Jill at Sedbergh Book Festival, June 23



TALKING ABOUT YOUR OWN BOOKS is never as straightforward as it might seem – unless you have a super-helpful chairperson asking questions. I saw that at Shetland Noir where Elly Griffiths was interviewed by fellow crime writer Alex Gray.

I spend a lot of time preparing if I am talking to a group of young people, with nobody to ask prepared questions. They are easily bored, will shift and wriggle, challenge, remind you that what you know is immaterial to them.

I begin a session by asking everyone to raise hands and to put them down if they’d never seen a soap opera. ‘What’s that?’ I say, Waterloo Road, Grange Hill, Emmerdale, Coronation Street, Eastenders and finally a couple of hands are lowered. By the time I get to, ‘Hands down if you have never played a computer game’ there is some confusion. I insist all games incorporate a story. ‘Depends what game you play.’

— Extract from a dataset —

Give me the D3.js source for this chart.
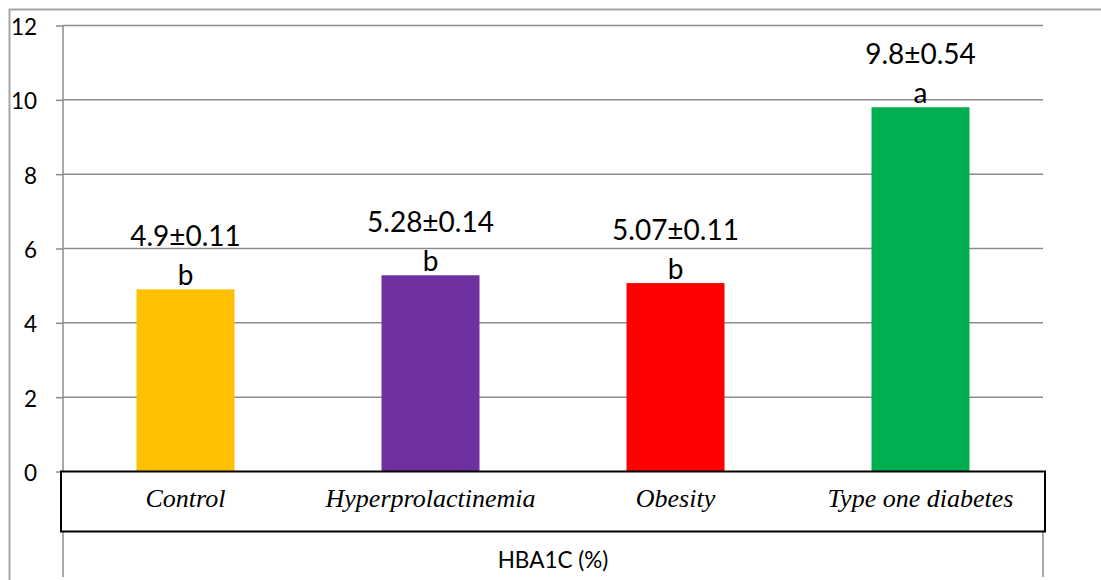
<!DOCTYPE html>
<html>
<head>
  <meta charset="utf-8">
  <title>HBA1C bar chart</title>
  <style>
    body { margin: 0; background: #fff; }
    svg { display: block; }
  </style>
</head>
<body>
  <svg width="1101" height="580"></svg>
  <script src="https://d3js.org/d3.v7.min.js"></script>
  <script>
    // data
    var categories = ["Control", "Hyperprolactinemia", "Obesity", "Type one diabetes"];
    var means = [4.9, 5.28, 5.07, 9.8];
    var errors = ["0.11", "0.14", "0.11", "0.54"];
    var letters = ["b", "b", "b", "a"];
    var colors = ["#FFC000", "#7030A0", "#FF0000", "#00B050"];
    var yTicks = [0, 2, 4, 6, 8, 10, 12];
    var axisTitle = "HBA1C (%)";

    var svg = d3.select("svg");
    var plotLeft = 63, plotRight = 1043, plotTop = 25.5, zeroY = 471.5;
    var gridColor = "#8c8c8c";
    var sansFont = "Lato, 'Open Sans', sans-serif";

    // outer chart border (cut off at right and bottom)
    svg.append("path")
      .attr("d", "M9.5,590 V9.5 H1110")
      .attr("fill", "none")
      .attr("stroke", "#a6a6a6")
      .attr("stroke-width", 2);

    var x = d3.scaleBand()
      .domain(categories)
      .range([plotLeft, plotRight])
      .paddingInner(0.6)
      .paddingOuter(0.3);

    var y = d3.scaleLinear()
      .domain([0, 12])
      .range([zeroY, plotTop]);

    // gridlines
    svg.append("g")
      .selectAll("line")
      .data(yTicks.filter(function (d) { return d > 0; }))
      .enter()
      .append("line")
      .attr("x1", plotLeft)
      .attr("x2", plotRight)
      .attr("y1", function (d) { return y(d); })
      .attr("y2", function (d) { return y(d); })
      .attr("stroke", gridColor)
      .attr("stroke-width", 1.5);

    // y axis
    var yAxis = svg.append("g")
      .attr("transform", "translate(" + plotLeft + ",0)")
      .call(d3.axisLeft(y).tickValues(yTicks).tickSize(7).tickPadding(19));
    yAxis.select(".domain").remove();
    yAxis.selectAll("line").attr("stroke", gridColor).attr("stroke-width", 1.5);
    yAxis.selectAll("text")
      .attr("font-family", sansFont)
      .attr("font-size", 22.5)
      .attr("fill", "#000")
      .attr("dy", "0.4em");

    // vertical axis lines (down through the table)
    svg.append("line")
      .attr("x1", plotLeft).attr("x2", plotLeft)
      .attr("y1", plotTop).attr("y2", 577)
      .attr("stroke", gridColor).attr("stroke-width", 1.5);
    svg.append("line")
      .attr("x1", plotRight).attr("x2", plotRight)
      .attr("y1", 531).attr("y2", 577)
      .attr("stroke", gridColor).attr("stroke-width", 1.5);

    // bars
    svg.append("g")
      .selectAll("rect")
      .data(categories)
      .enter()
      .append("rect")
      .attr("x", function (d) { return x(d); })
      .attr("width", x.bandwidth())
      .attr("y", function (d, i) { return y(means[i]); })
      .attr("height", function (d, i) { return zeroY - y(means[i]); })
      .attr("fill", function (d, i) { return colors[i]; });

    // value labels
    var labels = svg.append("g")
      .selectAll("g")
      .data(categories)
      .enter()
      .append("g")
      .attr("transform", function (d, i) {
        return "translate(" + (x(d) + x.bandwidth() / 2) + "," + y(means[i]) + ")";
      })
      .attr("font-family", sansFont)
      .attr("font-size", 28)
      .attr("text-anchor", "middle")
      .attr("fill", "#000");
    labels.append("text")
      .attr("y", -43)
      .text(function (d, i) { return means[i] + "\u00b1" + errors[i]; });
    labels.append("text")
      .attr("y", -4)
      .text(function (d, i) { return letters[i]; });

    // data table box
    svg.append("rect")
      .attr("x", 61)
      .attr("y", zeroY)
      .attr("width", 984)
      .attr("height", 60)
      .attr("fill", "#fff")
      .attr("stroke", "#000")
      .attr("stroke-width", 2);

    svg.append("g")
      .selectAll("text")
      .data(categories)
      .enter()
      .append("text")
      .attr("x", function (d) { return x(d) + x.bandwidth() / 2; })
      .attr("y", 507)
      .attr("text-anchor", "middle")
      .attr("font-family", "'Liberation Serif', serif")
      .attr("font-style", "italic")
      .attr("font-size", 26)
      .attr("fill", "#000")
      .text(function (d) { return d; });

    svg.append("text")
      .attr("x", (plotLeft + plotRight) / 2)
      .attr("y", 568)
      .attr("text-anchor", "middle")
      .attr("font-family", sansFont)
      .attr("font-size", 22.5)
      .attr("fill", "#000")
      .text(axisTitle);
  </script>
</body>
</html>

I agree, and say my youngest grandson has been addicted to Fortnite for years. They nod at me. No story there. I say, ‘I’ve sat alongside Fortnite and I can tell you there’s a story. A killing story, in fact.’  An occasional groan gives way to a nod.

I point out that someone writes all the webpages, the adverts, the film scripts, the news programmes, what goes on cereal packets – that studying English is a fantastic preparation for a great life. The creative arts are booming in the UK.

‘How much do you get paid for your books?’

‘Not enough.’

I think for a moment. ‘You’ve heard that scriptwriters for best-selling series in the US are on strike? How much do talented musicians receive for their tracks when they’re screened?’ I seem to have confirmed the view that creative artists don’t earn much so I change the subject as fast as I can.

They make you think, young people. The boy who stands close to me telling me about his novel, that he’s autistic, that he really concentrates on his story, lights up when I say I would love to read it. Someone else asks me to sign the bottom of the page in her exercise book where she’s written a story she’s proud of. ‘I don’t know how to write chapters so I don’t have chapters in my story.’

Good enough, I think. Sharp, original minds – who wouldn’t love spending time with them? I’m going back to run some writing workshops but I know I will learn as much as I impart.